The Wallenberg Foundation announces a monument and a documentary in honor of Brazilian ambassador Luiz Martins de Souza Dantas.
“Whoever saves one life, saves the entire world.” This conviction led Luiz Martins de Souza Dantas (1876-1954), Brazilian ambassador to France during World War II, to risk his career to save people who were being persecuted by the Nazis.
But what that diplomat — who, according to some estimates, saved 800 people from death, including 475 Jews — could never imagine, is that one of the people who benefited from his work would later save New York from bankruptcy in 1975.
The person in question is Felix Rohatyn, who has publicly acknowledged that “if it weren’t for Souza Dantas, instead of being here, looking at the Statue of Liberty, I would have ended up burned to ashes in Auschwitz.”
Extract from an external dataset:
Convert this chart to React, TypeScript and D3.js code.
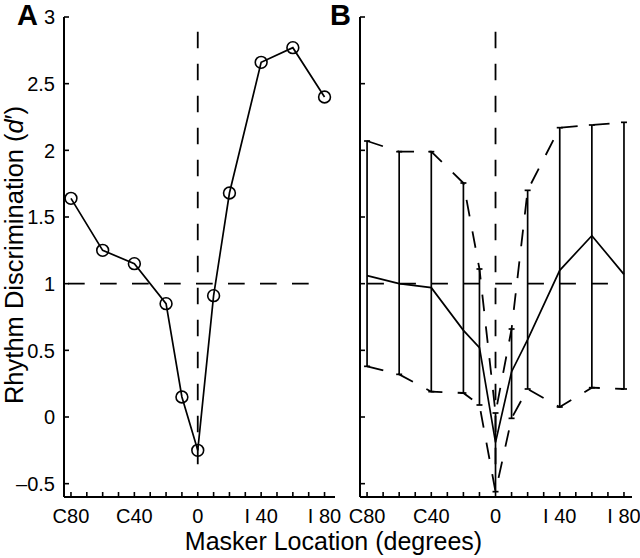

On January 27, named International Holocaust Remembrance Day by the United Nations, sources at the International Raoul Wallenberg Foundation announced that a monument will be built in honor of Luiz Martins de Souza Dantas, and that the foundation participated in the production of a documentary about him called Dear Ambassador, directed by Brazilian film director Luis Fernando Goulart.
The film, which will premiere soon, includes (among other things) an interview with Rohatyn, who turns 90 on May 29.
Rohatyn, an investment banker, achieved what few thought possible in 1975: successful mediation between the city of New York, drowning in overwhelming debt, and its creditors and unions, thus avoiding a bankruptcy which would have had serious consequences for thousands of people.
Later, Rohatyn was named ambassador of the United States to France, thus closing a curious virtuous circle.
Felix Rohatyn’s conference in honor of Luiz Martins de Souza Dantas, organized in 2005 by the Wallenberg Foundation and the consulates of Portugal and Brazil in New York.
The person who saved his life, Souza Dantas, was sent as the ambassador of Brazil to France in 1922. Starting in June of 1940, he was a direct witness to the massive flight of Jews and other refugees seeking to escape the horror of Nazism.
The laws in Brazil at the time prohibited Jewish immigrants from entering the country. However, this did not deter Ambassador Souza Dantas’ creativity; he used a very generous interpretation of a restrictive permission in order to grant visas to hundreds of Jews and other refugees, thus saving them from persecution.
Among the people saved by Souza Dantas is another person who had a great influence on the history of American culture in the 20th century: art collector and merchant Leo Castelli (born in Trieste, Italy, in 1907, and died in New York in 1999), whose gallery represented many of the greatest modern artists working in America in the 1900s.
The voice of Souza Dantas tried to awaken the world to the nightmare of Nazism. In 1942, he sent a letter to the Brazilian Minister or Foreign Affairs, Oswaldo Aranha, in which he describes the Nazi concentration camps, comparing them to Dante’s Inferno.
His work saving people persecuted by the Nazis resulted in his being recalled and accused of breaking Brazilian immigration policy, in a disciplinary hearing opened by Brazilian president Getúlio Vargas himself in October 1941. Souza Dantas was found guilty, but escaped punishment because the case against him had not yet been concluded when Nazi Germany and Brazil broke off diplomatic relations. President Vargas then decided to let the case go.
After this difficult experience, when the war ended, Luiz Martins de Souza Dantas returned to Paris, where he died in obscurity on April 14, 1954.